# Bad RHS shoulder



## cubed (Jun 19, 2012)

Hi Guys,

I have a bad rugby injury that ripped the deltoid off my right shoulder. It went undiagnosed for quite a while and is now deemed un fixable.
I have about 90% movement back after a lot of physio and weight training.
The only movement I do not have is when the forearm is at right angles to the bicep. My shoulder cannot sustain the movement and collapses.
This has meant that when i draw, my forearm is dragged across the front of my body until the bow is drawn, then I raise the arm up to initiate settling into the shot and finding my anchor point. This has worked okay with my current bow a bear done deal that has quite a substantial valley, so the transition from arm tension to back tension is okay. 
I have got a Prime Shift on the way and shot one on the weekend and discovered the valley is substantially smaller than the one I have. This meant I was fighting creep during the transition from arm tension to back tension and had to let down quite a few times.
We turned the poundage down to 60lbs from 70 which is what I shoot now and was still fighting it.
I have got a training aid, ( cant remember the name) that is set at 28lbs and I can kinda draw it like you are supposed to draw but when transition back to the bow my shoulder collapses under the weight.
I have been quite accurate in the past, hitting whatever I point at but now that I want to get into 3d and target shooting I feel that I need to get things settled properly.
Will I just have to live with the way I draw the bow and get better at the transition or can I work around it? I will try and post up a video of the draw to show the technique.


----------



## cubed (Jun 19, 2012)

Quick video showing my form. You can see the transition between arm and back tension clearly as i bring my elbow up. Hope this helps and I can get somewhere or nowhere...


----------



## aread (Dec 25, 2009)

I don't see where your cross chest draw is a problem. Getting there is important, but less important than your full draw position.

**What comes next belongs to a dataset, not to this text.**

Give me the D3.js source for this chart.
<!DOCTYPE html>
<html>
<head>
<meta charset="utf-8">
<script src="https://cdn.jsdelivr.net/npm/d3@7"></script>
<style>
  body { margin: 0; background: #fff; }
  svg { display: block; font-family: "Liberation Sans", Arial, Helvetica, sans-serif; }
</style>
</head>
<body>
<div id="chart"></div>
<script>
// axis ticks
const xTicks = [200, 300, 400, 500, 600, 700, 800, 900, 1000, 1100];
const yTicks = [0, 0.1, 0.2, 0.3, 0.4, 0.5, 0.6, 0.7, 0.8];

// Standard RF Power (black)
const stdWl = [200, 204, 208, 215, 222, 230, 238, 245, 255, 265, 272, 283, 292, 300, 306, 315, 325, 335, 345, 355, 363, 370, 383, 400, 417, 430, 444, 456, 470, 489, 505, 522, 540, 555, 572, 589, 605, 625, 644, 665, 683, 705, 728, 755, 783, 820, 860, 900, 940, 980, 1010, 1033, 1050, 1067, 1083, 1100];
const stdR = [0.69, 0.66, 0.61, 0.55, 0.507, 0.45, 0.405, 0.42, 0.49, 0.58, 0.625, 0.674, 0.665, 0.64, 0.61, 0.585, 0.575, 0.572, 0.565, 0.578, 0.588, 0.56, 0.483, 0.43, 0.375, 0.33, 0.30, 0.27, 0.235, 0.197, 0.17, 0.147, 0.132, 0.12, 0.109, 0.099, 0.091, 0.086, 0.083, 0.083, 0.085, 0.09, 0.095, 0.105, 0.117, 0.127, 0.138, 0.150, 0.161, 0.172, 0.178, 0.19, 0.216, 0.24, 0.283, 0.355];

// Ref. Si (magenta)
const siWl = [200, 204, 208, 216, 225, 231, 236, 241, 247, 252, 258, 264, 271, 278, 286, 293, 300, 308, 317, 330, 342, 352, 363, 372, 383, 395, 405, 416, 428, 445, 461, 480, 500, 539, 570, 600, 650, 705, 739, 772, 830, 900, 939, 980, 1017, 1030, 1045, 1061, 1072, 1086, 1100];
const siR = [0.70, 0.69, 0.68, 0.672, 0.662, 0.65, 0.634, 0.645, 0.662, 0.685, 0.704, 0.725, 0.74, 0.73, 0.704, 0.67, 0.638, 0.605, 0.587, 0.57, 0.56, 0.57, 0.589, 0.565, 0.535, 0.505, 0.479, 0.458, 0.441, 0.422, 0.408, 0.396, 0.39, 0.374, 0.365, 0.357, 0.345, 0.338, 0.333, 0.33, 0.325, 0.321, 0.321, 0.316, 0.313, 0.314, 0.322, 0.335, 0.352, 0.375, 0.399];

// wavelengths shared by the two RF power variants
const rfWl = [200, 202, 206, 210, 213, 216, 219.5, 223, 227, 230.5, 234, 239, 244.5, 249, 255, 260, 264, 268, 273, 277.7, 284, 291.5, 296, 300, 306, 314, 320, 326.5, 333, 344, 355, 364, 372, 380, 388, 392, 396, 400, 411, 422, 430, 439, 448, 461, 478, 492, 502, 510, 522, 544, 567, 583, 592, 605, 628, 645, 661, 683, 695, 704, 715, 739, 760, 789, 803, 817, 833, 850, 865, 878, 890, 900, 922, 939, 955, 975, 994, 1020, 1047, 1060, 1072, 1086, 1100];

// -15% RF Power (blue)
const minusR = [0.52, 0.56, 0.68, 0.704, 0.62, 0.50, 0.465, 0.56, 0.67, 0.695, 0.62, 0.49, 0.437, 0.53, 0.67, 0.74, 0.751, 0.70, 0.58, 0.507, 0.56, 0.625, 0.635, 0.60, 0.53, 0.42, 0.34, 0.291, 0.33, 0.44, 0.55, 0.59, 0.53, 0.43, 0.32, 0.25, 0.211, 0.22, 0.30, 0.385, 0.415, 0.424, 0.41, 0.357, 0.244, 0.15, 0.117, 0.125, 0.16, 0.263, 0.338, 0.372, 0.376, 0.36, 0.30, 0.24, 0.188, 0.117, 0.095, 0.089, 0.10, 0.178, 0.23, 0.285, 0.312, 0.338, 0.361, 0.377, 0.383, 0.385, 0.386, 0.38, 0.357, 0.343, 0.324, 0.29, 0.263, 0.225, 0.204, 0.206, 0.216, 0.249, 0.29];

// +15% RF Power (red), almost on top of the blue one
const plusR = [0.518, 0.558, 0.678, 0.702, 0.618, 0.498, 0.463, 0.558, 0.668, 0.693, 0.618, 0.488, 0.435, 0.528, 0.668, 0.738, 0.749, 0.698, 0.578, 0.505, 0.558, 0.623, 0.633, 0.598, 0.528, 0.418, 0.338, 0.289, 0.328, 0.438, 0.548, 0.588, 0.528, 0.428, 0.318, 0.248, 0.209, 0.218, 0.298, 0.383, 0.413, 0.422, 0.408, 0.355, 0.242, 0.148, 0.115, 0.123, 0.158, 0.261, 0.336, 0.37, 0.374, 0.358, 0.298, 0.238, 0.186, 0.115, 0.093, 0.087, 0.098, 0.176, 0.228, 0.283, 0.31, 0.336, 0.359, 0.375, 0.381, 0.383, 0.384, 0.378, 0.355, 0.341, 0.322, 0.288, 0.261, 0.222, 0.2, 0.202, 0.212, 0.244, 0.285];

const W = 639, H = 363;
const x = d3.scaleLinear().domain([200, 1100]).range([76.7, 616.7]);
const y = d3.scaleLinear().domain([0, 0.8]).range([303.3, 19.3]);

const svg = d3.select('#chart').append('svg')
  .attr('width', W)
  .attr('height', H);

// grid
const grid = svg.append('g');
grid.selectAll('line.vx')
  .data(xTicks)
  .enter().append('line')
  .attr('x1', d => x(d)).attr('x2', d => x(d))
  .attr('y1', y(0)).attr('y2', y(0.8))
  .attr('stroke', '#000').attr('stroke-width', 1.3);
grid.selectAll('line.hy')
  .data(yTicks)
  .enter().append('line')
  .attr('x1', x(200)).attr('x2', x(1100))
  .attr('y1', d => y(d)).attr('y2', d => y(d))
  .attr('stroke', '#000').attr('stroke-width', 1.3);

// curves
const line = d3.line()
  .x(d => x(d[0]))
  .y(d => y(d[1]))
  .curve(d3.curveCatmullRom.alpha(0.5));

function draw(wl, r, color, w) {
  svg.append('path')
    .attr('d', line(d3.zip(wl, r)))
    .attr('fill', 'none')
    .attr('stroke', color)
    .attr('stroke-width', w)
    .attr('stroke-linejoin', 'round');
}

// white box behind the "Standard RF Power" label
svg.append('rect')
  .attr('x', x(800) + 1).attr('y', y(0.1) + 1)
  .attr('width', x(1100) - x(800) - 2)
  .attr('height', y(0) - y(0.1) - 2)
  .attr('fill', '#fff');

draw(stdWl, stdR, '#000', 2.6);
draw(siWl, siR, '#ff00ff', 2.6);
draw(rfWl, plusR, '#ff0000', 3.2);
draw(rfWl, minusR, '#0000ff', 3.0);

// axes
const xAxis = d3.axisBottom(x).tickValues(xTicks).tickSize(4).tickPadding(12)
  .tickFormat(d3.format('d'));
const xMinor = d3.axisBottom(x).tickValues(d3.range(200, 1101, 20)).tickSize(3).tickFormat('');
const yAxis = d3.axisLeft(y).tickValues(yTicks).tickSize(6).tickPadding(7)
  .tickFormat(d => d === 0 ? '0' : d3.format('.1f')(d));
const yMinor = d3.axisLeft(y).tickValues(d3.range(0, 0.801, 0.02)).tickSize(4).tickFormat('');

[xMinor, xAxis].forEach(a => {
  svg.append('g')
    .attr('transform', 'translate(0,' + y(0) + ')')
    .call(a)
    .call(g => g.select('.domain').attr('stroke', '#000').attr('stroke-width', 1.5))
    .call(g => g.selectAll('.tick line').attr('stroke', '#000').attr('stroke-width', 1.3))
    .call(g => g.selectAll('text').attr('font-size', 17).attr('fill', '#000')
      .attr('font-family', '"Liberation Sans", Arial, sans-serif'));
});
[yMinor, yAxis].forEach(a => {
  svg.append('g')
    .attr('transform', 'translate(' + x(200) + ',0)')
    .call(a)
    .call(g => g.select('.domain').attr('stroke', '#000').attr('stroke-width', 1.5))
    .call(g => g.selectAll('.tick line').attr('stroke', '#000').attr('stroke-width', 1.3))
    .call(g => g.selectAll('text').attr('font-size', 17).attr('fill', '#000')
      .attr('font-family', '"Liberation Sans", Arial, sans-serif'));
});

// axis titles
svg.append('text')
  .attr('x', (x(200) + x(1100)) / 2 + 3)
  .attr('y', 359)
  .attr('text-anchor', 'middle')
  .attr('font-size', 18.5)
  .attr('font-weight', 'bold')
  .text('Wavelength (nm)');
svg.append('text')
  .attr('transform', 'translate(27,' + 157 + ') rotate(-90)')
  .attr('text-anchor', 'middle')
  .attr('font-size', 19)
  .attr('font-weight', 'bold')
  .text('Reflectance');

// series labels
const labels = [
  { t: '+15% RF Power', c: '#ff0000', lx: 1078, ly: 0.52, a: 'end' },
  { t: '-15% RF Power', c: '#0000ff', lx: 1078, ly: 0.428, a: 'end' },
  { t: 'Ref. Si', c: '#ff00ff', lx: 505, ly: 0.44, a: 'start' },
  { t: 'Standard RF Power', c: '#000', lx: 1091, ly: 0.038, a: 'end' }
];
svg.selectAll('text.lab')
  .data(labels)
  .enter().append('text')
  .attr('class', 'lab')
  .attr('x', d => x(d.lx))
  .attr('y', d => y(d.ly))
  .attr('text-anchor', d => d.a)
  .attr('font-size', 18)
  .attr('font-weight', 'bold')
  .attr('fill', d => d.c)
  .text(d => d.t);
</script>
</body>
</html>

In fact I think that you are doing a lot of things right. One of the more important form parts is the follow through and you have that better than most. 

The main that you may want to work on for target shooting is your release. Currently you are punching the release. When you see a good sight picture, you tell your index finger to trigger the release. This works for hunting and can work for target when you are "on". But over the thousands of arrows necessary to be a good target archer, this method tends to break down. A trigger release can be shot without punching, but a hinge or thumb trigger usually works better.

For target archery, you want to develop an efficient draw to anchor. In the video, you are making a lot of adjustments at full draw to get to your anchor. This costs energy that makes a difference over a long match.

A more erect head position will help you avoid bow shoulder soreness. Also, if you position it over the center of your body mass, your balance will improve.

These are small points that I'm picking on. Overall you are doing well. I don't think that your injury will make a significant difference. If you work with a coach, just explain your limits and a good coach can easily work around it.

Hope this helps,
Allen


----------



## cubed (Jun 19, 2012)

Hey Allen,

Thanks for the advice mate, its greatly appreciated.
I will certainly work on the head position and trying to fidget less and get to anchor sooner.
I went to the thumb release to initiate the shot through back tension rather than punching it. Having only just got it I have quite a bit of practice to work on not punching and relying on technique to fire the shot.
I will get cracking on those things and see if I can get some progress. 
I really want to get pretty decent at target shooting so thanks again for the feedback, it's good to know i'm heading in the right track and the bad shoulder is not making things worse and that I can work around it. 
I'm not sure if we have access to any decent coaches here in Tasmania, I have never looked so I will.
Thanks again,
Sean


----------



## Splitshafts (May 7, 2012)

Bernie Pellerite has a book out that can and will help you tremendously!!! Check out "coachbernie" here. Buy and read his book, follow the training methods he decribes to a "t". You will be amazed at how much your shooting, both target and hunting will improve. Currently you are not using any back tension. So read up and find a spot where you can do Blank bale shooting for several weeks. You will be just fine with a little work


----------